Even when I was feeling stuck, I still had the power to work my way free. I could still maximize whatever opportunity was in front of me, which enabled me to move forward and create something better. At the same time, every step of the way, I was open to learning lessons from others, particularly my mentors. When I joined Weil, I didn’t lose any mentors; I gained two more. Both Tom Roberts and Jim Westra gave me an abundance of opportunities—at first, starting off small but then giving me ever increasing projects and responsibilities. They were generous with their time. I was always invited to be in the room. I was in every meeting. I was on every call. I was able to learn by osmosis, by watching and doing as a true apprentice, not just by hearing about it after the fact. I learned many lessons from Tom and Jim that are not taught in law school. Some of the most important lessons include: grace under pressure, a “soft skill” of immeasurable value in working with clients in high-stress situations; creative problem solving; and perhaps most important, solid judgment.
On judgment, what I can tell you is that it’s a muscle. Judgement is developed and strengthened over a long period of time. Part of it is pattern recognition. Part of it is intuition. Part of it is common sense. Tom and Jim both exercised exceptional judgment, and that was something that I was able to internalize through watching them.
A Changing Definition of Success
I should also tell you that it’s O.K. for your definition of success to evolve throughout your career. Initially, because I had so much student debt, I defined success in financial terms. But very soon I came to a very different definition: opportunity. At Weil, I thrived on new opportunity. Even now I feel successful when I am offered new opportunities, whether those are career opportunities, charitable board opportunities, or perhaps opportunities in some totally new arena.
And now, in addition to my own opportunities, I would say that success also means creating opportunity for others. I have deeply enjoyed creating opportunities for my team to grow and develop – I am more proud of their success than my own. And I am so appreciative of the fact that I work at a firm that has a large percentage of women senior executives. But, that kind of opportunity does not happen by serendipity alone. So, make an effort to connect with women and people of color. Put some intention and purpose behind it, and set a quantifiable goal for expanding your network. You can’t just leave it to chance.
Finally, I want to tell you something about authenticity. Throughout many stages of my career, I have been lucky enough to experience the different work styles of many mentors—each time learning a lesson or taking a bit of those styles that felt authentic to me and resonated with me. Eventually, that set of experiences helped me develop my own authentic style.
That authenticity has served me well, and I believe it’s an essential ingredient for success.
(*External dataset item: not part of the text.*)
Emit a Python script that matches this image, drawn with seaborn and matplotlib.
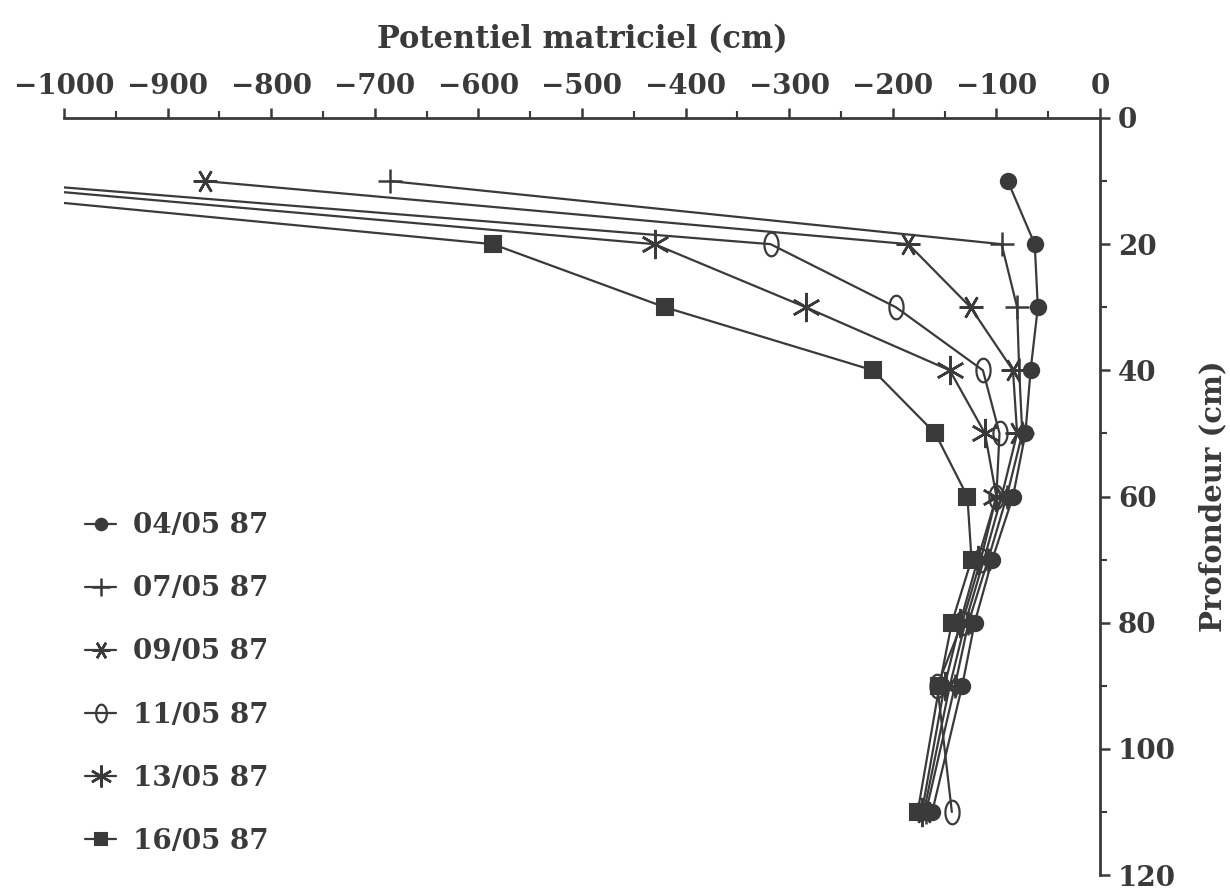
import numpy as np
import pandas as pd
import seaborn as sns
import matplotlib.pyplot as plt
from matplotlib.path import Path
from matplotlib.ticker import MultipleLocator

# profondeurs mesurées (cm)
depth = [10, 20, 30, 40, 50, 60, 70, 80, 90, 110]

# potentiel matriciel (cm), une liste par date
dates = ["04/05 87", "07/05 87", "09/05 87", "11/05 87", "13/05 87", "16/05 87"]
pot_0405 = [-89, -63, -60, -67, -72, -84, -104, -121, -133, -162]
pot_0705 = [-685, -95, -80, -78, -75, -90, -108, -127, -140, -168]
pot_0905 = [-864, -185, -125, -84, -80, -95, -112, -130, -145, -170]
pot_1105 = [-1076, -318, -197, -113, -97, -100, -115, -133, -157, -143]
pot_1305 = [-1122, -430, -284, -145, -111, -100, -118, -135, -150, -172]
pot_1605 = [-1220, -586, -420, -219, -159, -128, -124, -143, -155, -176]

series = [pot_0405, pot_0705, pot_0905, pot_1105, pot_1305, pot_1605]
rows = []
for d, vals in zip(dates, series):
    for z, p in zip(depth, vals):
        rows.append({"date": d, "profondeur": z, "potentiel": p})
df = pd.DataFrame(rows)

ink = "#3a3a3a"

# marqueur "theta" : ellipse ouverte
t = np.linspace(0, 2 * np.pi, 60)
theta_marker = Path(np.column_stack([0.6 * np.sin(t), np.cos(t)]))

styles = {
    "04/05 87": dict(marker="o", ms=11, mfc=ink, mew=1.5),
    "07/05 87": dict(marker="+", ms=17, mfc=ink, mew=1.8),
    "09/05 87": dict(marker=(6, 2, 90), ms=17, mfc=ink, mew=1.8),
    "11/05 87": dict(marker=theta_marker, ms=17, mfc="none", mew=1.6),
    "13/05 87": dict(marker=(6, 2, 0), ms=21, mfc=ink, mew=1.8),
    "16/05 87": dict(marker="s", ms=12, mfc=ink, mew=1.5),
}

sns.set_theme(style="white")
plt.rcParams["font.family"] = ["DejaVu Serif"]
plt.rcParams["font.weight"] = "bold"
plt.rcParams["text.color"] = ink
plt.rcParams["axes.labelcolor"] = ink
plt.rcParams["xtick.color"] = ink
plt.rcParams["ytick.color"] = ink

fig = plt.figure(figsize=(12.3, 8.9), dpi=100)
ax = fig.add_axes([64 / 1230, 15 / 890, 1036 / 1230, 757 / 890])

for d in dates:
    sns.lineplot(
        data=df[df["date"] == d], x="potentiel", y="profondeur",
        orient="y", errorbar=None, color=ink, lw=1.6, mec=ink,
        label=d, ax=ax, **styles[d]
    )

ax.set_xlim(-1000, 0)
ax.set_ylim(120, 0)

# axes en haut et à droite, comme sur l'original
ax.xaxis.tick_top()
ax.xaxis.set_label_position("top")
ax.yaxis.tick_right()
ax.yaxis.set_label_position("right")
for side in ["left", "bottom"]:
    ax.spines[side].set_visible(False)
for side in ["top", "right"]:
    ax.spines[side].set_color(ink)
    ax.spines[side].set_linewidth(2)

ax.xaxis.set_major_locator(MultipleLocator(100))
ax.xaxis.set_minor_locator(MultipleLocator(50))
ax.yaxis.set_major_locator(MultipleLocator(20))
ax.yaxis.set_minor_locator(MultipleLocator(10))
ax.tick_params(axis="both", which="major", direction="out", length=7, width=1.8,
               labelsize=20, pad=6)
ax.tick_params(axis="both", which="minor", direction="out", length=5, width=1.5)

ax.set_xlabel("Potentiel matriciel (cm)", fontsize=22, fontweight="bold", labelpad=18)
ax.set_ylabel("Profondeur (cm)", fontsize=21, fontweight="bold", labelpad=16,
              rotation=90)

ax.legend(loc="lower left", bbox_to_anchor=(0.01, 0.012), borderaxespad=0,
          frameon=False, fontsize=20, labelspacing=1.3, handlelength=1.1,
          handletextpad=0.6, markerscale=0.75)

fig.savefig("out.png", dpi=100)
I have often been the only female in the room, but I did not let that be an obstacle. And I think I was successful because I have acted the same with men as I do with women, in a warm empathetic way that is authentic to me. It generally has not worked well for me to try “reading a room” and then adjusting myself to the expectations of others. Some of the best career advice I can give you from where I sit today is this: “Evolve into your authentic self.”
It’s a lesson that I have worked hard to instill in my three daughters, the eldest of whom is heading off to college soon. Our middle daughter is very different from me, as is the youngest. The middle one is more Zen than I could hope to be, and the youngest seems destined to be a comedian. With their father being a quantitative thinker and me being a lawyer, sometimes we have both felt like we are getting way outside our comfort zone when trying to understand and encourage our children’s unique talents and ambitions. But we have tried to do the best we could and have relished the opportunity to help them be their authentic selves—all three of them.
So that is what I leave you with: Be your authentic self. Use whatever super power you may possess: ambition, industriousness, warmth, empathy. Learn from those around you. Create opportunity for yourself and others, and you will create a great life for yourself and your family.